My boyfriend was applying to 9 schools. This struck me as too much work, as I was unsure of the reputations of the other schools back then (I know considerably more now). I don’t recommend this small a sample, but in any case, by March, the happy result was that I was accepted at two of the three schools, Amherst and Iowa, with fellowship offers. Arizona turned me down. This was crushing to me, because I’d made it my first choice, despite the desire to study with Marilynne Robinson at Iowa.

Worse, in what seemed like an act of fate, my boyfriend of the time was accepted at Arizona and U Mass but rejected at Iowa.

By then, I was also an assistant editor at a little start-up magazine called OUT Magazine. The University of Massachusetts Amherst had offered me a tuition waiver plus a fellowship, and John Edgar Wideman had blown my mind by writing me a note, saying he liked my work. The boyfriend and I rented a car, drove up to Amherst and had lunch with Mr. Wideman, where we learned a hiring freeze due to the bad economy was going to mean faculty shortages within the program [again, note—all of this information dates from over a decade ago—U Mass has since recovered]. Connie Brothers, the assistant director of the University of Iowa’s program, then called me at work, offering double what U Mass had offered. My whole office freaked out, as did I. And then Connie said something I still think about.

“Before you say yes,” she said, “do you like your job?”

“I do,” I said.

“Well, think about it before you say yes, because we’re just going to have to get you another one once you get out of here.”

[This is one of two parts. For part two, click here. For more of my posts on the MFA in writing, check out the MFA FAQs and 4 Things You Didn’t Know About the MFA in Writing. ]

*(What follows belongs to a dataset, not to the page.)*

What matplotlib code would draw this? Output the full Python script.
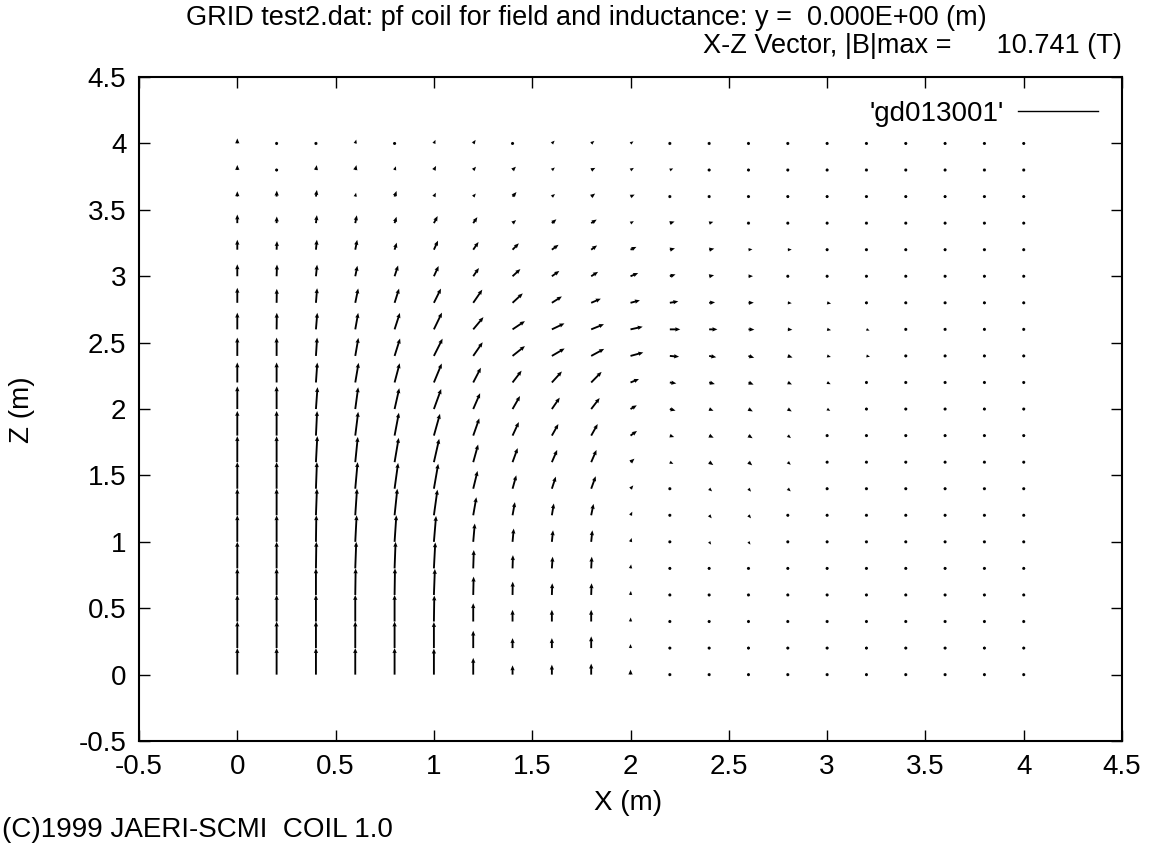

    1. Thanks. I should add, the way I did this was a less than ideal way to do this! But the real advice comes in part 2. I did want people to see, though, that you could succeed with a flawed process.

      1. Well, I think it’s always interesting to see how writers arrive at where they are now, and how they take different pathways to get there. The MFA path is especially interesting to me — I agonized for about a year before I decided to apply for one, and I’m not always sure I did it the “right” way either. I’ve actually been thinking about this stuff a lot all day because I’ve been writing a personal statement trying to justify my graduate studies for a fellowship application. So it’s nice to hear your own background. I’ll be interested to see your advice too. Although if you tell me I shouldn’t have put myself into debt for this, I’m going to ignore it because it’s already too late! Haha.

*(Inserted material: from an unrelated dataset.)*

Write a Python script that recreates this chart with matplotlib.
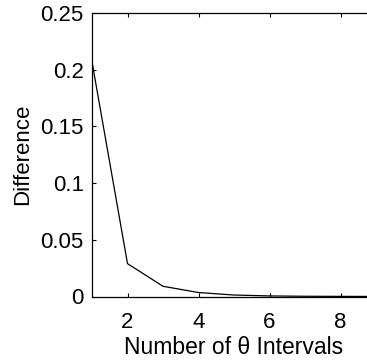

  1. Thank you for answering my question! Like Karissa, I am intrigued and look forward to the 2nd half!

    For me, it has been a few years since undergrad and since then I have worked, traveled, taken workshops, and completed some short stories (unfortunately, none of which have been published). However, I sometimes struggle with finding other writers willing to critique my work and think the quality of my workshops may not be anywhere near the quality of some MFA programs. While I strongly feel that one of the fundamentals of writing is to simply do it, and keep doing it, I do think the guidance and feedback of experienced authors could significantly improve my work.

    However, this leads me to another question, but I think I will wait to ask you until after I read the rest of your answer!

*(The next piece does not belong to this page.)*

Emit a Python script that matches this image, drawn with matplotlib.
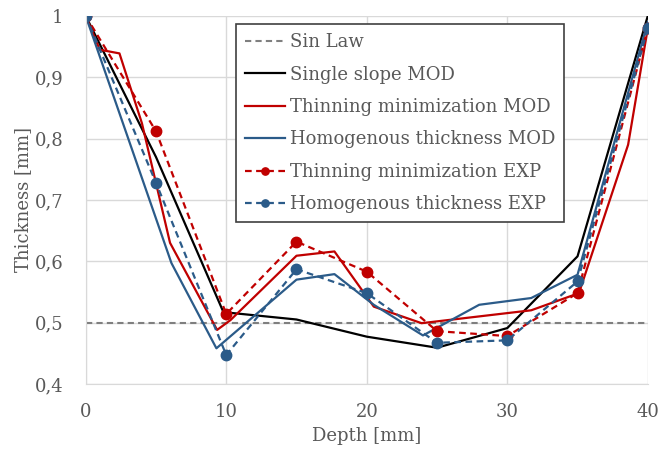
import matplotlib
matplotlib.use("Agg")
import matplotlib.pyplot as plt
from matplotlib.ticker import FuncFormatter

# Data
sin_x = [0, 40]
sin_y = [0.5, 0.5]

single_x = [0, 5, 9.8, 15, 20, 25, 30, 35, 40]
single_y = [1.0, 0.77, 0.517, 0.505, 0.477, 0.459, 0.491, 0.608, 1.0]

thin_mod_x = [0, 1.0, 2.4, 4.0, 6.0, 9.35, 10.3, 15.0, 17.7, 20.5, 23.9, 31.7, 35.1, 38.6, 40]
thin_mod_y = [1.0, 0.945, 0.939, 0.825, 0.63, 0.488, 0.504, 0.609, 0.616, 0.526, 0.499, 0.52, 0.548, 0.79, 0.98]

homo_mod_x = [0, 6.1, 9.3, 15.0, 17.7, 20.5, 24.0, 28.0, 31.7, 35.0, 40]
homo_mod_y = [1.0, 0.597, 0.458, 0.57, 0.579, 0.529, 0.479, 0.529, 0.54, 0.578, 0.99]

exp_x = [0, 5, 10, 15, 20, 25, 30, 35, 40]
thin_exp_y = [1.0, 0.812, 0.514, 0.632, 0.583, 0.486, 0.478, 0.548, 0.98]
homo_exp_y = [1.0, 0.728, 0.447, 0.587, 0.548, 0.467, 0.471, 0.567, 0.98]

x_ticks = [0, 10, 20, 30, 40]
y_ticks = [0.4, 0.5, 0.6, 0.7, 0.8, 0.9, 1.0]

RED = '#C00000'
BLUE = '#2B5B89'
GRAY = '#7F7F7F'
TXT = '#595959'

plt.rcParams['font.family'] = ['DejaVu Serif']

fig = plt.figure(figsize=(6.61, 4.57), dpi=100)
ax = fig.add_axes([0.1297, 0.160, 0.8503, 0.805])

ax.plot(sin_x, sin_y, color=GRAY, lw=1.5, ls=(0, (3, 2)), label='Sin Law')
ax.plot(single_x, single_y, color='black', lw=1.6, label='Single slope MOD')
ax.plot(thin_mod_x, thin_mod_y, color=RED, lw=1.6, label='Thinning minimization MOD')
ax.plot(homo_mod_x, homo_mod_y, color=BLUE, lw=1.6, label='Homogenous thickness MOD')
ax.plot(exp_x, thin_exp_y, color=RED, lw=1.6, ls=(0, (3, 2)), marker='o', ms=7.5,
        label='Thinning minimization EXP')
ax.plot(exp_x, homo_exp_y, color=BLUE, lw=1.6, ls=(0, (3, 2)), marker='o', ms=7.5,
        label='Homogenous thickness EXP')

ax.set_xlim(0, 40)
ax.set_ylim(0.4, 1.0)
ax.set_xticks(x_ticks)
ax.set_yticks(y_ticks)
ax.yaxis.set_major_formatter(FuncFormatter(lambda v, p: ('%g' % round(v, 2)).replace('.', ',')))
ax.grid(True, color='#D9D9D9', lw=1)
ax.set_axisbelow(True)
for s in ['top', 'right']:
    ax.spines[s].set_visible(False)
for s in ['left', 'bottom']:
    ax.spines[s].set_color('#D9D9D9')
ax.tick_params(length=0, labelsize=13, colors=TXT)
ax.tick_params(axis='x', pad=14)
ax.tick_params(axis='y', pad=16)
for lbl in ax.get_xticklabels() + ax.get_yticklabels():
    lbl.set_color(TXT)

ax.set_xlabel('Depth [mm]', fontsize=13, color=TXT, labelpad=4)
ax.set_ylabel('Thickness [mm]', fontsize=13, color=TXT, labelpad=2)

leg = ax.legend(loc='upper left', bbox_to_anchor=(0.267, 0.978), fontsize=13,
                frameon=True, fancybox=False, edgecolor='#404040', framealpha=1,
                handlelength=2.2, handletextpad=0.3, labelspacing=0.8, borderpad=0.5,
                borderaxespad=0, markerscale=0.7)
leg.get_frame().set_linewidth(1.2)
for t in leg.get_texts():
    t.set_color(TXT)

fig.savefig('out.png', dpi=100)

  2. Ok, you didn’t warn me that this was one in a two part series 🙂

    Now I’ve simply got to know the rest of the story.

    Off to do turkey stuff I guess… bah turkeydom.

  3. Food for thought, thank you Alexander! Something that may be answered in part two, but I’ve always been curious about MFA’s and genre’s-being that my own writing goes from what I guess would be called surrrealism/magic realism to outright fantasy (whole new world built) and are MFA’s favorable to that style of writing? I had a good reception from a New School open house, and recently heard about Stonecoast’s Popular Fiction program. And of course there’s the Clarion workshops.

  4. Did you find it useful to have a self-imposed requirement of receiving a fellowship? I have a similar condition for myself, but I can’t decide whether it’s smart or unrealistic.

    1. I did, actually. It made everything much simpler. I don’t think it’s unrealistic. I do think it made me work very hard, and be very careful with all of my materials, and that this helped me.

  5. I think that the advice to work for a few years is the best. I had a career (public health) and a partner with tenure at MU, so I just applied to the two MFA programs within driving distance (Wash U and Iowa), so I could totally relate to you on that score. I ended up at Iowa and was thrilled, grateful, delighted and all the rest to have an opportunity to write a lot and faculty and classmates who took me seriously as a writer. It totally elevated my game. However, if I had teaching creative writing as a goal, I think I might choose a PhD program with a creative writing emphasis instead.

  6. This is a really smart (preliminary) meditation on writing programs as choices for beginning writers.

    Much good can happen through the encounter between hopeful young writers and their mentor/teachers.

    Having founded and run the Adelphi MFA program for five years, I have seen two kinds of students thrive in our program.

    1) those who need a situation that will make their life clear and comfortable (x courses, y workshops, tuition remission, scholarships, teaching gigs, resume workshops etc.) and 2) those who are willing to take all sorts of wild but exciting chances and therefore learn by experience and from mentors.

    Very different temperaments (the world of writing contains very different teachers and students) will reveal different genius. The most important thing is to dedicate yourself to doing the work. And to finding the people who understand just how complex, formal, and multi-variable creative writing is. May many Annie Dillards bloom… Every pot on its own bottom, as poet Bill Matthews use to say.

  7. I really enjoyed your 3-part post here. Let’s hope visual artists out there stumble on this post, too, before they venture into MFA-land! …

    I’m a former Iowa undergrad (Iowa native) now in NY–I hope you loved IC as much as I did! And congrats on teaching next year at the workshop–how exciting! Tell me, do the writers still all congregate at the Foxhead?

    I look forward to popping onto your blog in the future! Take care!